I don't have a copy of Microsoft Visual Studio 2008 to use. But just for fun, I ran your program on an Intel chipset running Solaris using the Sun Studio compiler. For a 700x700 matrix allocated on the heap the sequential run took 3.658442 seconds and the parallel run using 4 threads took 0.952108 seconds. A totally apples and oranges comparison, but at least it shows that your code works and on at least some hardware/software combination and shows a nice speedup.
ejd

Posts: 1025
Joined: Wed Jan 16, 2008 7:21 am

### Re: Newbie: question about OpenMP, Visual Studio and performance

ejd wrote:I don't have a copy of Microsoft Visual Studio 2008 to use. But just for fun, I ran your program on an Intel chipset running Solaris using the Sun Studio compiler. For a 700x700 matrix allocated on the heap the sequential run took 3.658442 seconds and the parallel run using 4 threads took 0.952108 seconds. A totally apples and oranges comparison, but at least it shows that your code works and on at least some hardware/software combination and shows a nice speedup.

Many thanks for your test on those apples and oranges.
Surely I have missed to specify informations about the architecture I tried on ... and this has been the mistake. Maybe.

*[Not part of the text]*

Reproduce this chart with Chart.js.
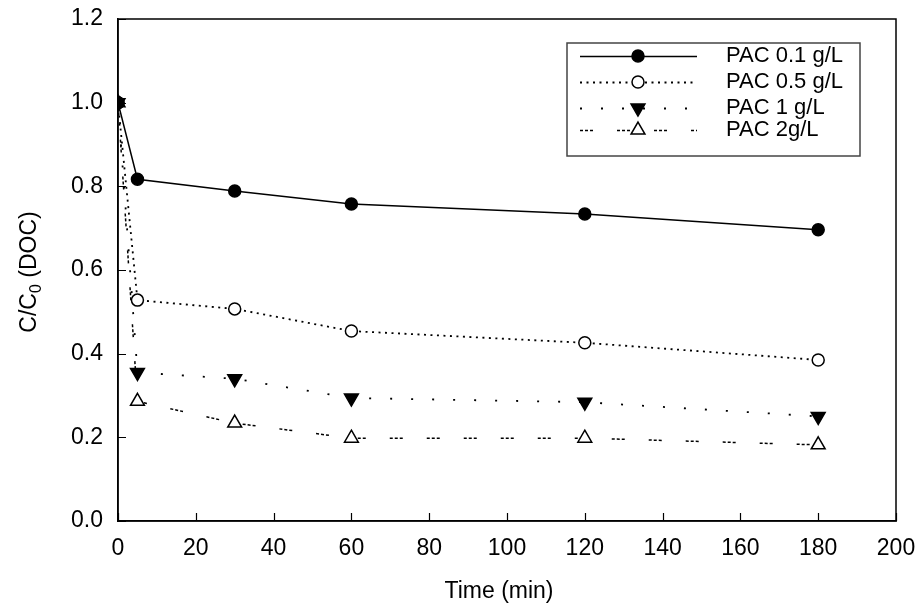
<!DOCTYPE html>
<html>
<head>
<meta charset="utf-8">
<script src="https://cdn.jsdelivr.net/npm/chart.js@4/dist/chart.umd.min.js"></script>
<style>
  html, body { margin: 0; padding: 0; background: #fff; }
  #wrap { width: 922px; height: 612px; }
</style>
</head>
<body>
<div id="wrap"><canvas id="c" width="922" height="612"></canvas></div>
<script>
// ---- data ----
const times = [0, 5, 30, 60, 120, 180];
const pac01 = [1.0, 0.817, 0.789, 0.758, 0.734, 0.696];
const pac05 = [1.0, 0.528, 0.507, 0.454, 0.426, 0.385];
const pac1  = [1.0, 0.355, 0.340, 0.294, 0.284, 0.250];
const pac2  = [1.0, 0.286, 0.234, 0.198, 0.198, 0.182];
const seriesNames = ['PAC 0.1 g/L', 'PAC 0.5 g/L', 'PAC 1 g/L', 'PAC 2g/L'];
const xTicks = [0, 20, 40, 60, 80, 100, 120, 140, 160, 180, 200];
const yTicks = [0.0, 0.2, 0.4, 0.6, 0.8, 1.0, 1.2];
const xTitle = 'Time (min)';

const FONT = '"Liberation Sans", Arial, Helvetica, sans-serif';
const toXY = arr => times.map((t, i) => ({ x: t, y: arr[i] }));

const styles = [
  { dash: [], width: 1.5, pointStyle: 'circle', fill: '#000', rotation: 0, radius: 6 },
  { dash: [2, 4.5], width: 1.8, pointStyle: 'circle', fill: '#fff', rotation: 0, radius: 6 },
  { dash: [2, 19], width: 1.8, pointStyle: 'triangle', fill: '#000', rotation: 180, radius: 8 },
  { dash: [3, 2, 3, 2, 3, 24], width: 1.5, pointStyle: 'triangle', fill: '#fff', rotation: 0, radius: 8 }
];
const allData = [pac01, pac05, pac1, pac2];

const datasets = allData.map((arr, i) => ({
  label: seriesNames[i],
  data: toXY(arr),
  borderColor: '#000',
  borderWidth: styles[i].width,
  borderDash: styles[i].dash,
  pointStyle: styles[i].pointStyle,
  pointRotation: styles[i].rotation,
  pointRadius: styles[i].radius,
  pointHoverRadius: styles[i].radius,
  pointBackgroundColor: styles[i].fill,
  pointBorderColor: '#000',
  pointBorderWidth: 1.5,
  tension: 0,
  fill: false
}));

function drawMarker(ctx, style, x, y) {
  ctx.save();
  ctx.setLineDash([]);
  ctx.lineWidth = 1.5;
  ctx.strokeStyle = '#000';
  ctx.fillStyle = style.fill;
  ctx.beginPath();
  const r = style.radius;
  if (style.pointStyle === 'circle') {
    ctx.arc(x, y, r, 0, Math.PI * 2);
  } else {
    const rad = (style.rotation * Math.PI) / 180;
    for (let k = 0; k < 3; k++) {
      const a = rad - Math.PI / 2 + k * (2 * Math.PI / 3);
      const px = x + Math.cos(a) * r;
      const py = y + Math.sin(a) * r;
      if (k === 0) ctx.moveTo(px, py); else ctx.lineTo(px, py);
    }
    ctx.closePath();
  }
  ctx.fill();
  ctx.stroke();
  ctx.restore();
}

const decor = {
  id: 'decor',
  afterDraw(chart) {
    const ctx = chart.ctx;
    const a = chart.chartArea;
    const xs = chart.scales.x, ys = chart.scales.y;
    ctx.save();
    // frame
    ctx.strokeStyle = '#000';
    ctx.lineWidth = 1.5;
    ctx.setLineDash([]);
    ctx.strokeRect(a.left, a.top, a.right - a.left, a.bottom - a.top);
    // inward tick marks
    ctx.lineWidth = 1.2;
    ctx.beginPath();
    xTicks.forEach(v => {
      const px = Math.round(xs.getPixelForValue(v)) + 0.5;
      ctx.moveTo(px, a.bottom);
      ctx.lineTo(px, a.bottom - 8);
    });
    yTicks.forEach(v => {
      const py = Math.round(ys.getPixelForValue(v)) + 0.5;
      ctx.moveTo(a.left, py);
      ctx.lineTo(a.left + 8, py);
    });
    ctx.stroke();

    // x axis title
    ctx.fillStyle = '#000';
    ctx.font = '23px ' + FONT;
    ctx.textAlign = 'center';
    ctx.textBaseline = 'middle';
    ctx.fillText(xTitle, 499, 592);

    // y axis title with subscript
    ctx.save();
    ctx.translate(28, (a.top + a.bottom) / 2 + 2);
    ctx.rotate(-Math.PI / 2);
    const big = '23px ' + FONT, small = '16px ' + FONT;
    ctx.font = big; const w1 = ctx.measureText('C/C').width;
    ctx.font = small; const w2 = ctx.measureText('0').width;
    ctx.font = big; const w3 = ctx.measureText(' (DOC)').width;
    let sx = -(w1 + w2 + w3) / 2;
    ctx.textAlign = 'left';
    ctx.textBaseline = 'alphabetic';
    ctx.font = big; ctx.fillText('C/C', sx, 8);
    sx += w1;
    ctx.font = small; ctx.fillText('0', sx, 13);
    sx += w2;
    ctx.font = big; ctx.fillText(' (DOC)', sx, 8);
    ctx.restore();

    // legend box
    const lx = 567, ly = 43, lw = 293, lh = 113;
    ctx.fillStyle = '#fff';
    ctx.fillRect(lx, ly, lw, lh);
    ctx.strokeStyle = '#444';
    ctx.lineWidth = 1.5;
    ctx.strokeRect(lx, ly, lw, lh);
    const rows = [56, 82, 108, 130];
    rows.forEach((ry, i) => {
      const st = styles[i];
      ctx.save();
      ctx.strokeStyle = '#000';
      ctx.lineWidth = st.width;
      ctx.setLineDash(st.dash);
      ctx.beginPath();
      ctx.moveTo(580, ry + 0.5);
      ctx.lineTo(697, ry + 0.5);
      ctx.stroke();
      ctx.restore();
      drawMarker(ctx, st, 638, ry);
      ctx.fillStyle = '#000';
      ctx.font = '22px ' + FONT;
      ctx.textAlign = 'left';
      ctx.textBaseline = 'middle';
      ctx.fillText(seriesNames[i], 726, ry);
    });
    ctx.restore();
  }
};

new Chart(document.getElementById('c'), {
  type: 'line',
  data: { datasets },
  options: {
    responsive: false,
    animation: false,
    layout: { padding: { left: 0, top: 19, right: 26, bottom: 0 } },
    plugins: { legend: { display: false }, tooltip: { enabled: false } },
    scales: {
      x: {
        type: 'linear',
        min: 0, max: 200,
        afterFit: s => { s.height = 91; s.paddingLeft = 0; s.paddingRight = 0; },
        afterBuildTicks: s => { s.ticks = xTicks.map(v => ({ value: v })); },
        ticks: { color: '#000', font: { family: FONT, size: 23 }, padding: 14, maxRotation: 0, autoSkip: false },
        grid: { display: false, drawTicks: false },
        border: { display: true, color: '#000', width: 1.5 }
      },
      y: {
        type: 'linear',
        min: 0, max: 1.2,
        afterFit: s => { s.width = 118; s.paddingTop = 0; s.paddingBottom = 0; },
        afterBuildTicks: s => { s.ticks = yTicks.map(v => ({ value: v })); },
        ticks: { color: '#000', font: { family: FONT, size: 23 }, padding: 15,
                 callback: v => Number(v).toFixed(1), autoSkip: false },
        grid: { display: false, drawTicks: false },
        border: { display: true, color: '#000', width: 1.5 }
      }
    }
  },
  plugins: [decor]
});
</script>
</body>
</html>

In fact, while omp detected the presence of two processors, I only have a pentium 4 with hyperthreading; and I think this could be a reason for the 'speed-down' I measured.
Trying the same code on a core2 duo, i.e. a real two processors machine, I've found some 'expected' result.

Nevertheless another question arises; and it is pertinent to how omp behaves in presence of hyperthreading machines. I read about a speedup even if the processor is hyperthreaded, but this experience showed me that is not really true. This could be not a problem if only I could detect, using omp calls, if the architecture is hyperthreaded or really multi-processor; but ... is it possible to do that?
Southerlies

Posts: 2
Joined: Sat Jun 21, 2008 3:21 am

### Re: Newbie: question about OpenMP, Visual Studio and performance

You can see a speedup on a hyperthreaded machine - in some cases. It is the usual thing - "your mileage my vary depending on ...". Unfortunately, there is no way using OpenMP to distinguish between dual cores or dual chips or .... You have to remember that the OpenMP spec is just that - a specification and not a standard. It is put together by a committee made up of representatives from the different vendors (and more recently, representatives from user groups). As such, things that are put into the spec, are things that the majority agree with. While Intel chips are out there in great quantity, they only have one vote. Most other vendors do not have hyperthreading, so they see no reason to support OpenMP calls to determine whether a chip is hyperthreaded. That said, there has been a great deal of discussion about trying to formalize a way that a user can determine what the configuration is that he is running on, so a program can try to "map" to it and work (perform) well.
ejd

Posts: 1025
Joined: Wed Jan 16, 2008 7:21 am